2004. Paul Strickland is an experienced oil and gas attorney who reviewed the title for Aethon in connection with this dispute. He concluded that the lack of production meant that the 1953 and 1968 Servitudes would (absent interruption) prescribe as a result of ten- year nonuse in September of 2014. If that happened, the minerals rights would revert to the landowner. In 1999, John C. Skannal conveyed to Sligo Hills, LLC all of his interest in all

property owned by him in Section 25, subject to the reservation by John C. Skannal of all of his mineral rights. In 2005, John filed the first of three lawsuits against Sligo Hills and related parties based on allegations of fraud or misconduct; he sought to set aside the 1999 deed and a related mineral conveyance. John died during the litigation, but the Succession of John C. Skannal and Sligo Hills eventually settled the disputes.

The settlement included the execution of an Acknowledgment of Mineral Servitudes that was recorded in February 2012. Whether that acknowledgment interrupted the prescription of nonuse with respect to the mineral interests then owned by servitude co- owner Welcome Skannal Fawcett and now claimed by FTC is the issue presented by this motion. The Acknowledgment began by identifying the parties, stating that it was entered

into for good and valuable consideration, and defining certain terms, including the 1953 Partition and the 1968 Partition. Sections of the Acknowledgment were dedicated to five servitudes, including the 1953 Servitude that was created by the 1953 Partition and the 1968 Servitude that was created by the 1968 Partition. The parties to this litigation agree that both of those servitudes were in effect in 2012 when the Acknowledgment was

executed and recorded. In the portion of the Acknowledgment dedicated to the 1953 Servitude, reference is made to the instrument that created the servitude and the legal description of the property affected. In relevant part, the Acknowledgment then provides: To the extent that the 1953 Servitude has not terminated and remains in effect with respect to any portion of the N½ of Section 25 that is owned by Sligo Hills or Sligo Enterprises, Sligo Hills and Sligo Enterprises hereby acknowledge the 1953 Servitude with the intention of Sligo Hills and Sligo Enterprises being to interrupt prescription of nonuse as to the 1953 Servitude insofar as it affects any portion of the N½ of Section 25 with respect to which the 1953 Servitude has not terminated; to this end, Sligo Hills and Sligo Enterprises acknowledge the right of the Succession to the 1953 Servitude as to the N½ of Section 25 to the extent that it has not previously terminated, specifically intending to interrupt prescription as provided by Louisiana Mineral Code articles 54 and 55 (Louisiana Revised Statutes 31:54-31:55).

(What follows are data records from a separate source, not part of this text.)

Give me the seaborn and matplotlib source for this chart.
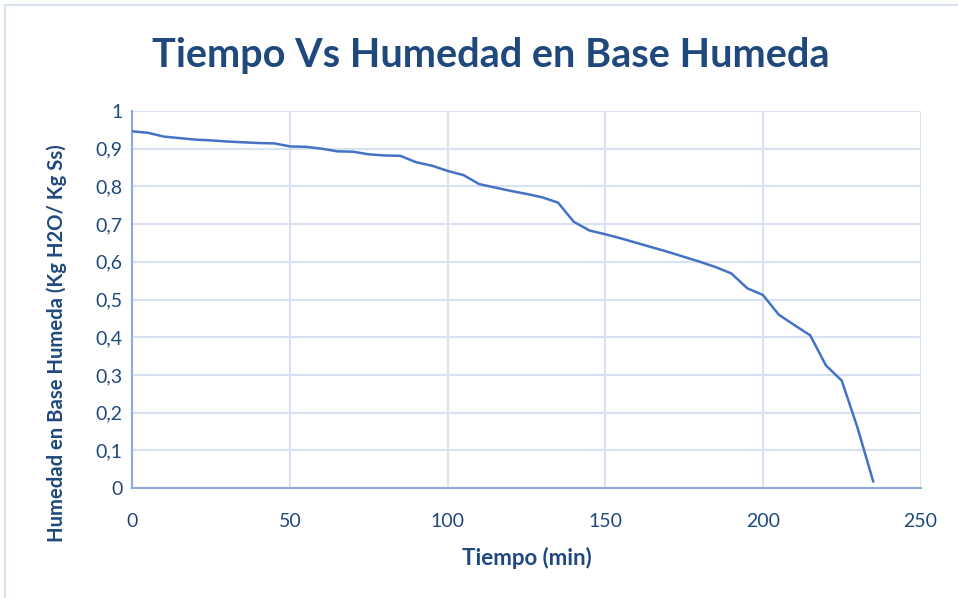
import matplotlib
matplotlib.use("Agg")
import matplotlib.pyplot as plt
from matplotlib.patches import Rectangle
import seaborn as sns
import pandas as pd

# Drying curve: time (min) vs moisture on wet basis
tiempo = [0, 5, 10, 15, 20, 25, 30, 35, 40, 45, 50, 55, 60, 65, 70, 75, 80, 85,
          90, 95, 100, 105, 110, 115, 120, 125, 130, 135, 140, 145, 150, 155,
          160, 165, 170, 175, 180, 185, 190, 195, 200, 205, 210, 215, 220, 225,
          230, 235]
humedad = [0.946, 0.942, 0.932, 0.928, 0.924, 0.922, 0.919, 0.917, 0.915, 0.914,
           0.906, 0.905, 0.900, 0.893, 0.892, 0.885, 0.882, 0.881, 0.864, 0.855,
           0.841, 0.830, 0.806, 0.797, 0.788, 0.780, 0.771, 0.757, 0.706, 0.683,
           0.673, 0.662, 0.650, 0.638, 0.626, 0.613, 0.600, 0.586, 0.569, 0.530,
           0.512, 0.460, 0.432, 0.405, 0.325, 0.285, 0.160, 0.017]

x_ticks = [0, 50, 100, 150, 200, 250]
y_ticks = [0, 0.1, 0.2, 0.3, 0.4, 0.5, 0.6, 0.7, 0.8, 0.9, 1.0]
y_tick_labels = ["0", "0,1", "0,2", "0,3", "0,4", "0,5", "0,6", "0,7", "0,8", "0,9", "1"]

titulo = "Tiempo Vs Humedad en Base Humeda"
x_label = "Tiempo (min)"
y_label = "Humedad en Base Humeda (Kg H2O/ Kg Ss)"

df = pd.DataFrame({"Tiempo": tiempo, "Humedad": humedad})

sns.set_theme(style="white")
plt.rcParams["font.family"] = ["Lato", "DejaVu Sans"]

TEXT = "#1F497D"
GRID = "#D9E2F3"
SPINE = "#8EAADB"

fig = plt.figure(figsize=(9.58, 5.98), dpi=100)
ax = fig.add_axes([0.1383, 0.1839, 0.8226, 0.6305])

sns.lineplot(data=df, x="Tiempo", y="Humedad", ax=ax, color="#4472C4",
             linewidth=1.8, zorder=3)

ax.set_xlim(0, 250)
ax.set_ylim(0, 1)
ax.set_xticks(x_ticks)
ax.set_xticklabels([str(v) for v in x_ticks])
ax.set_yticks(y_ticks)
ax.set_yticklabels(y_tick_labels)

ax.grid(True, color=GRID, linewidth=1.5)
ax.set_axisbelow(True)
for side in ("top", "right"):
    ax.spines[side].set_visible(False)
for side in ("left", "bottom"):
    ax.spines[side].set_color(SPINE)
    ax.spines[side].set_linewidth(1.5)

ax.tick_params(axis="both", length=0, labelsize=14, labelcolor=TEXT)
ax.tick_params(axis="x", pad=18)
ax.tick_params(axis="y", pad=7)

ax.set_xlabel(x_label, fontsize=16, fontweight="bold", color=TEXT)
ax.set_ylabel(y_label, fontsize=14.6, fontweight="bold", color=TEXT)
ax.xaxis.set_label_coords(0.5, -0.155)
ax.yaxis.set_label_coords(-0.083, 0.385)

fig.text(0.512, 0.907, titulo, ha="center", va="center", fontsize=28.5,
         fontweight="bold", color=TEXT)

# outer chart frame
fig.patches.append(Rectangle((5 / 958, -0.05), 1.2, 1 - 5 / 598 + 0.05,
                             transform=fig.transFigure, fill=False,
                             edgecolor="#D9E2F3", linewidth=1.5))

fig.savefig("out.png", dpi=100)
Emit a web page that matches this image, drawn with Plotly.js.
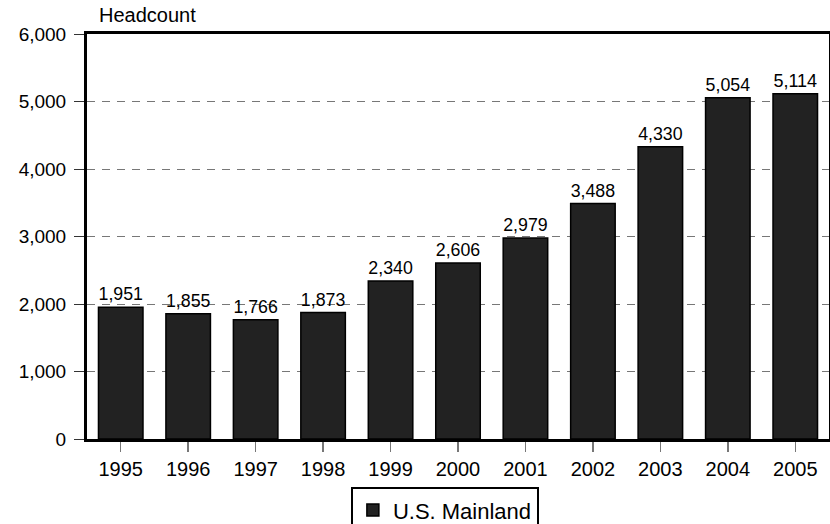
<!DOCTYPE html>
<html>
<head>
<meta charset="utf-8">
<script src="https://cdn.plot.ly/plotly-3.0.1.min.js"></script>
<style>
  html, body { margin: 0; padding: 0; background: #fff; }
  #chart { width: 830px; height: 524px; }
</style>
</head>
<body>
<div id="chart"></div>
<script>
const years = ['1995','1996','1997','1998','1999','2000','2001','2002','2003','2004','2005'];
const headcount = [1951, 1855, 1766, 1873, 2340, 2606, 2979, 3488, 4330, 5054, 5114];
const seriesName = 'U.S. Mainland';
const yTitle = 'Headcount';

const font = 'Liberation Sans, Arial, Helvetica, sans-serif';

const trace = {
  type: 'bar',
  x: years,
  y: headcount,
  name: seriesName,
  marker: { color: '#222222', line: { color: '#000000', width: 1.5 } },
  text: headcount.map(v => v.toLocaleString('en-US')),
  textposition: 'outside',
  textfont: { family: font, size: 18, color: '#000' },
  cliponaxis: false,
  showlegend: true,
  hoverinfo: 'x+y'
};

const layout = {
  width: 830,
  height: 524,
  margin: { l: 87, r: 1, t: 34, b: 85, pad: 0, autoexpand: false },
  paper_bgcolor: '#ffffff',
  plot_bgcolor: '#ffffff',
  font: { family: font, size: 20, color: '#000' },
  bargap: 0.34,
  showlegend: true,
  legend: {
    orientation: 'h',
    xref: 'container', yref: 'container',
    x: 0.536, xanchor: 'center',
    y: 0.07, yanchor: 'top',
    bordercolor: '#000', borderwidth: 2,
    font: { family: font, size: 22, color: '#000' },
    itemwidth: 30,
    bgcolor: '#fff'
  },
  xaxis: {
    type: 'category',
    showline: true, linecolor: '#000', linewidth: 3, mirror: true,
    ticks: 'outside', ticklen: 10, tickcolor: '#777', tickwidth: 1.5,
    tickfont: { family: font, size: 20, color: '#000' },
    showgrid: false, zeroline: false,
    fixedrange: true
  },
  yaxis: {
    range: [0, 6000],
    dtick: 1000,
    tickformat: ',d',
    showline: true, linecolor: '#000', linewidth: 3, mirror: true,
    ticks: 'outside', ticklen: 10, tickcolor: '#333', tickwidth: 1,
    ticklabelstandoff: 4,
    tickfont: { family: font, size: 19, color: '#000' },
    showgrid: true, gridcolor: '#777', gridwidth: 1, griddash: '8px,7px',
    zeroline: false,
    fixedrange: true
  },
  annotations: [{
    text: yTitle,
    xref: 'paper', yref: 'paper',
    x: 0, y: 1, xanchor: 'left', yanchor: 'bottom',
    xshift: 10, yshift: 6,
    showarrow: false,
    font: { family: font, size: 20, color: '#000' }
  }]
};

Plotly.newPlot('chart', [trace], layout, { displayModeBar: false, staticPlot: true });
</script>
</body>
</html>
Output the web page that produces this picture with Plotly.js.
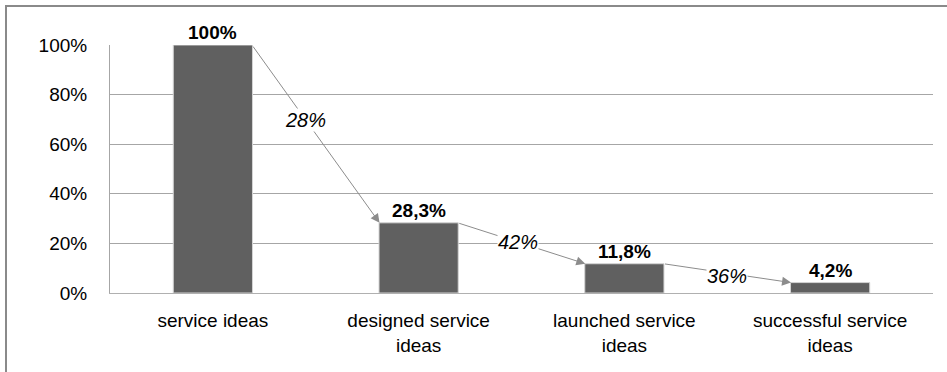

The Acknowledgment includes a similar provision with respect to the 1968 Servitude, with the only difference being the date of the servitude at issue. Other servitudes, not relevant to this case, were also specifically identified and acknowledged. The only parties to the 2012 Acknowledgment are Sligo Hills, LLC; Sligo Enterprises, Inc.; and the executor of the Succession of John C. Skannal. There were other co-owners of the servitudes at the time, including Welcome Skannal Fawcett and “various others.”1 The Acknowledgment did not mention any of those co-owners of the mineral servitudes.